Players will buy into anything if it leads them to their ultimate goal. But when their ultimate goal is not being met, uneasiness and questioning begins to take place. You might say success breeds success, just as losing leads to more losing. In my opinion this has happened to the San Diego Chargers. You could see it in the First Quarter when both Tomlinson and Antonio Gates (both team leaders and core players) showed their frustration after a third down call on the goal-line.

Most people realize San Diego’s real leader is not Norv Turner. He is much more of a puppet to A.J. Smith. Turner is basically just a glorified Offensive Coordinator. Smith chose him after firing Marty Schottenheimer to keep the current offense (which again was smart), but also so he could choose his own defensive coordinator. Most organizations allow their head coach to make such a decision.

A.J. Smith is a wonderful talent evaluator, but he has worn out his welcome with his bold moves, most notably allowing Drew Brees to leave via Free Agency, although in hindsight it worked out okay because Rivers has developed nicely.

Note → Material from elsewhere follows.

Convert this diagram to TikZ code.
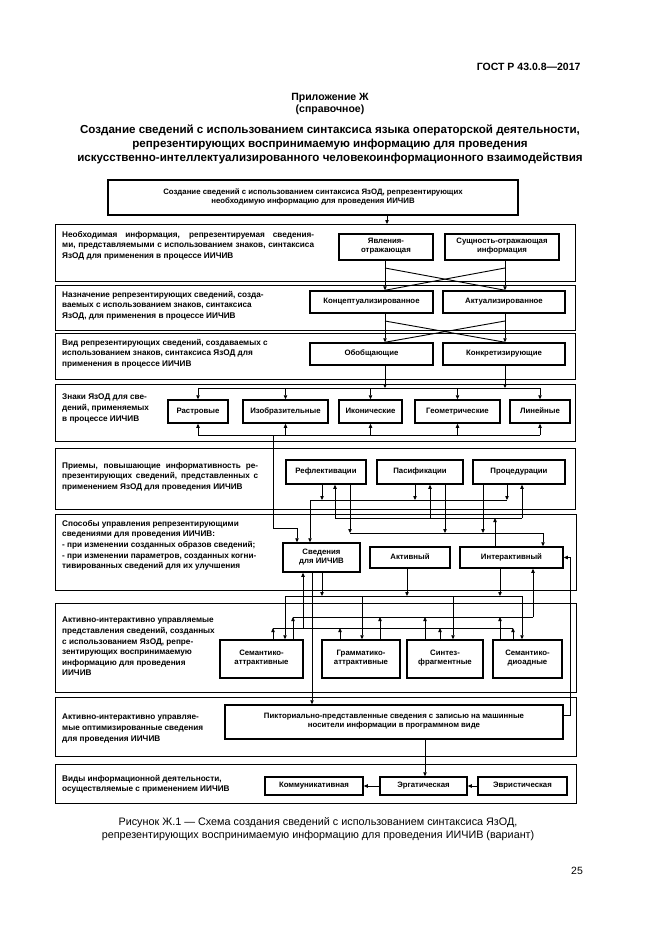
\documentclass[tikz,border=0pt]{standalone}
\usepackage{fontspec}
\setmainfont{Liberation Sans}
\usetikzlibrary{arrows.meta}
\begin{document}
\begin{tikzpicture}[x=1pt,y=-1pt,
  frame/.style={draw,line width=1.2pt,inner sep=0pt,anchor=north west},
  bx/.style={draw,line width=1.5pt,fill=white,inner sep=1pt,align=center,font=\bfseries\fontsize{7.8}{9.2}\selectfont,execute at begin node=\strut},
  lbl/.style={anchor=north west,inner sep=0pt,align=left,font=\bfseries\fontsize{8.2}{10.6}\selectfont},
  jlbl/.style={lbl,align=justify,text width=#1},
  ln/.style={line width=0.9pt},
  ar/.style={line width=0.9pt,-{Triangle[length=4pt,width=3.4pt]}},
]
\useasboundingbox[fill=white] (0,0) rectangle (661,935);

% header
\node[anchor=east,font=\bfseries\fontsize{10.5}{12}\selectfont] (gost) at (584,67) {ГОСТ Р 43.0.8—2017};
\node[font=\bfseries\fontsize{10.5}{12.5}\selectfont,align=center] (app) at (330,104) {Приложение Ж\\(справочное)};
\node[font=\bfseries\fontsize{11.6}{14}\selectfont,align=center] (title) at (330,144) {Создание сведений с использованием синтаксиса языка операторской деятельности,\\репрезентирующих воспринимаемую информацию для проведения\\искусственно-интеллектуализированного человекоинформационного взаимодействия};

% frames
\node[frame,minimum width=520pt,minimum height=57pt] (f2) at (55,224) {};
\node[frame,minimum width=520pt,minimum height=45pt] (f3) at (55,285) {};
\node[frame,minimum width=520pt,minimum height=46pt] (f4) at (55,333) {};
\node[frame,minimum width=520pt,minimum height=57pt] (f5) at (55,384) {};
\node[frame,minimum width=520pt,minimum height=61pt] (f6) at (55,448) {};
\node[frame,minimum width=521pt,minimum height=76pt] (f7) at (55,514) {};
\node[frame,minimum width=521pt,minimum height=89pt] (f8) at (55,603) {};
\node[frame,minimum width=521pt,minimum height=59pt] (f9) at (55,697) {};
\node[frame,minimum width=521pt,minimum height=39pt] (f10) at (55,764) {};

% labels
\node[jlbl=252pt] (l2) at (62,231) {Необходимая информация, репрезентируемая сведения-\linebreak ми, представляемыми с использованием знаков, синтаксиса\linebreak ЯзОД для применения в процессе ИИЧИВ};
\node[lbl] (l3) at (62,291) {Назначение репрезентирующих сведений, созда-\\ваемых с использованием знаков, синтаксиса\\ЯзОД, для применения в процессе ИИЧИВ};
\node[lbl] (l4) at (62,339) {Вид репрезентирующих сведений, создаваемых с\\использованием знаков, синтаксиса ЯзОД для\\применения в процессе ИИЧИВ};
\node[lbl] (l5) at (62,394) {Знаки ЯзОД для све-\\дений, применяемых\\в процессе ИИЧИВ};
\node[jlbl=196pt] (l6) at (62,462) {Приемы, повышающие информативность ре-\linebreak презентирующих сведений, представленных с\linebreak применением ЯзОД для проведения ИИЧИВ};
\node[lbl] (l7) at (62,520) {Способы управления репрезентирующими\\сведениями для проведения ИИЧИВ:\\- при изменении созданных образов сведений;\\- при изменении параметров, созданных когни-\\тивированных сведений для их улучшения};
\node[lbl] (l8) at (62,617) {Активно-интерактивно управляемые\\представления сведений, созданных\\с использованием ЯзОД, репре-\\зентирующих воспринимаемую\\информацию для проведения\\ИИЧИВ};
\node[lbl] (l9) at (62,714) {Активно-интерактивно управляе-\\мые оптимизированные сведения\\для проведения ИИЧИВ};
\node[lbl] (l10) at (62,775) {Виды информационной деятельности,\\осуществляемые с применением ИИЧИВ};

% boxes
\node[bx,minimum width=410pt,minimum height=35pt] (s1) at (313,197.5) {Создание сведений с использованием синтаксиса ЯзОД, репрезентирующих\\необходимую информацию для проведения ИИЧИВ};
\node[bx,minimum width=94pt,minimum height=26pt] (yav) at (386,247) {Явления-\\отражающая};
\node[bx,minimum width=114pt,minimum height=26pt] (sush) at (502,247) {Сущность-отражающая\\информация};
\node[bx,minimum width=123pt,minimum height=22pt] (konc) at (371.5,302) {Концептуализированное};
\node[bx,minimum width=122pt,minimum height=22pt] (akt) at (504,302) {Актуализированное};
\node[bx,minimum width=123pt,minimum height=22pt] (obob) at (371.5,354) {Обобщающие};
\node[bx,minimum width=122pt,minimum height=22pt] (konk) at (504,354) {Конкретизирующие};
\node[bx,minimum width=60pt,minimum height=23pt] (rast) at (198,411.5) {Растровые};
\node[bx,minimum width=85pt,minimum height=23pt] (izob) at (285.5,411.5) {Изобразительные};
\node[bx,minimum width=63pt,minimum height=23pt] (ikon) at (370.5,411.5) {Иконические};
\node[bx,minimum width=85pt,minimum height=23pt] (geom) at (457.5,411.5) {Геометрические};
\node[bx,minimum width=60pt,minimum height=23pt] (lin) at (540,411.5) {Линейные};
\node[bx,minimum width=80pt,minimum height=24pt] (refl) at (326,472) {Рефлективации};
\node[bx,minimum width=86pt,minimum height=24pt] (pas) at (420,472) {Пасификации};
\node[bx,minimum width=92pt,minimum height=24pt] (proc) at (519,472) {Процедурации};
\node[bx,minimum width=77pt,minimum height=29pt] (sved) at (321.5,557.5) {Сведения\\для ИИЧИВ};
\node[bx,minimum width=80pt,minimum height=21pt] (akt2) at (410,557.5) {Активный};
\node[bx,minimum width=103pt,minimum height=21pt] (inter) at (511.5,557.5) {Интерактивный};
\node[bx,minimum width=83pt,minimum height=38pt] (sem) at (261.5,659) {Семантико-\\аттрактивные};
\node[bx,minimum width=78pt,minimum height=38pt] (gram) at (361,659) {Грамматико-\\аттрактивные};
\node[bx,minimum width=76pt,minimum height=38pt] (sint) at (445,659) {Синтез-\\фрагментные};
\node[bx,minimum width=69pt,minimum height=38pt] (semd) at (527.5,659) {Семантико-\\диоадные};
\node[bx,minimum width=338pt,minimum height=34pt] (pikt) at (394,722) {Пикториально-представленные сведения с записью на машинные\\носители информации в программном виде};
\node[bx,minimum width=98pt,minimum height=18pt] (komm) at (314,786) {Коммуникативная};
\node[bx,minimum width=87pt,minimum height=18pt] (erg) at (423.5,786) {Эргатическая};
\node[bx,minimum width=89pt,minimum height=18pt] (evr) at (522.5,786) {Эвристическая};

% S1 -> S2
\draw[ar] (s1.south -| 387,0) -- (f2.north -| 387,0);
% S2 -> S3
\draw[ar] (yav.south -| 385,0) -- (konc.north -| 385,0);
\draw[ar] (sush.south -| 505,0) -- (akt.north -| 505,0);
\coordinate (xa1) at (385,268); \coordinate (xa2) at (505,268);
\draw[ln] (xa1) -- (akt.north -| 505,0);
\draw[ln] (xa2) -- (konc.north -| 385,0);
% S3 -> S4
\draw[ar] (konc.south -| 385,0) -- (obob.north -| 385,0);
\draw[ar] (akt.south -| 505,0) -- (konk.north -| 505,0);
\coordinate (xb1) at (385,321); \coordinate (xb2) at (505,321);
\draw[ln] (xb1) -- (konk.north -| 505,0);
\draw[ln] (xb2) -- (obob.north -| 385,0);
% S4 -> S5
\coordinate (bt) at (0,388);
\draw[ar] (obob.south -| 385,0) -- (bt -| 385,0);
\draw[ar] (konk.south -| 505,0) -- (bt -| 505,0);
\draw[ln] (bt -| rast.north) -- (bt -| lin.north);
\foreach \n in {rast,izob,ikon,geom,lin} \draw[ar] (bt -| \n.north) -- (\n.north);
\coordinate (bb) at (0,435);
\draw[ln] (bb -| rast.south) -- (bb -| lin.south);
\foreach \n in {rast,izob,ikon,geom,lin} \draw[ar] (bb -| \n.south) -- (\n.south);
\draw[ar] (bb -| 273,0) -- (273,528) -- (297,528) -- (sved.north -| 297,0);

% S6 buses
\coordinate (ba) at (0,500);
\draw[ar] (refl.south -| 322,0) -- (ba -| 322,0);
\draw[ar] (pas.south -| 415,0) -- (ba -| 415,0);
\draw[ar] (proc.south -| 507,0) -- (ba -| 507,0);
\draw[ln] (ba -| 310,0) -- (ba -| 507,0);
\draw[ar] (ba -| 310,0) -- (sved.north -| 310,0);
\coordinate (bbb) at (0,518);
\draw[ar] (inter.north -| 495,0) -- (bbb -| 495,0);
\draw[ln] (bbb -| 335,0) -- (bbb -| 522,0);
\draw[ar] (bbb -| 335,0) -- (refl.south -| 335,0);
\draw[ar] (bbb -| 430,0) -- (pas.south -| 430,0);
\draw[ar] (bbb -| 522,0) -- (proc.south -| 522,0);
\coordinate (bc) at (0,533);
\draw[ar] (refl.south -| 350,0) -- (bc -| 350,0);
\draw[ar] (pas.south -| 445,0) -- (bc -| 445,0);
\draw[ar] (proc.south -| 483,0) -- (bc -| 483,0);
\draw[ln] (bc -| 350,0) -- (bc -| 543,0);
\draw[ar] (bc -| 543,0) -- (inter.north -| 543,0);

% S7 -> S8
\coordinate (bf) at (0,596);
\draw[ar] (sved.south -| 322,0) -- (bf -| 322,0);
\draw[ar] (akt2.south -| 407,0) -- (bf -| 407,0);
\draw[ar] (inter.south -| 500,0) -- (bf -| 500,0);
\draw[ln] (bf -| 285,0) -- (bf -| 522,0);
\draw[ar] (bf -| 285,0) -- (sem.north -| 285,0);
\draw[ar] (bf -| 362,0) -- (gram.north -| 362,0);
\draw[ar] (bf -| 453,0) -- (sint.north -| 453,0);
\draw[ar] (bf -| 522,0) -- (semd.north -| 522,0);
\draw[ar] (sved.south -| 312,0) -- (pikt.north -| 312,0);
\coordinate (bd) at (0,617);
\draw[ar] (sem.north -| 293,0) -- (bd -| 293,0);
\draw[ar] (gram.north -| 380,0) -- (bd -| 380,0);
\draw[ar] (sint.north -| 425,0) -- (bd -| 425,0);
\draw[ar] (semd.north -| 500,0) -- (bd -| 500,0);
\draw[ln] (bd -| 293,0) -- (bd -| 533,0);
\draw[ar] (bd -| 533,0) -- (inter.south -| 533,0);
\coordinate (be) at (0,628);
\draw[ar] (sem.north -| 273,0) -- (be -| 273,0);
\draw[ar] (gram.north -| 340,0) -- (be -| 340,0);
\draw[ar] (sint.north -| 440,0) -- (be -| 440,0);
\draw[ar] (semd.north -| 513,0) -- (be -| 513,0);
\draw[ln] (be -| 273,0) -- (be -| 513,0);
\draw[ar] (be -| 303,0) -- (sved.south -| 303,0);

% return and bottom
\coordinate (rt) at (570,715);
\draw[ar] (pikt.east |- rt) -- (rt) -- (rt |- inter.east) -- (inter.east);
\draw[ar] (pikt.south -| 425,0) -- (erg.north -| 425,0);
\draw[ar] (erg.west) -- (komm.east);
\draw[ar] (evr.west) -- (erg.east);

% caption
\node[font=\fontsize{10.8}{13.5}\selectfont,align=center] (cap) at (318,829) {Рисунок Ж.1 — Схема создания сведений с использованием синтаксиса ЯзОД,\\репрезентирующих воспринимаемую информацию для проведения ИИЧИВ (вариант)};
\node[font=\fontsize{10.5}{12}\selectfont] (pg) at (577,871) {25};
\end{tikzpicture}
\end{document}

The bigger point is that the players know Norv Turner has no power, and therefore they do not respect him. And they do not respect A.J. Smith because he is a pompous, overbearing boss who is doing more than his job description entails.

If the Chargers have any chance at salvaging their season, Turner must retake hold of this team and their psyche. He must recommit to running the football, and find a way to get some production out of his lines, despite their lack of talent and size.

It is a tall order to say the least. It is unfortunate that Turner is in this position because he actually has done an okay job given the situation he’s been given. He’s fighting an uphill battle, and one very few coaching candidates now would want to be a part of. Truthfully, despite San Diego’s talent level, I would say the Chargers Head Coaching job has become one of the least attractive in the league because you are faced with A.J. Smith.

It is no secret what I think the biggest problem is in San Diego.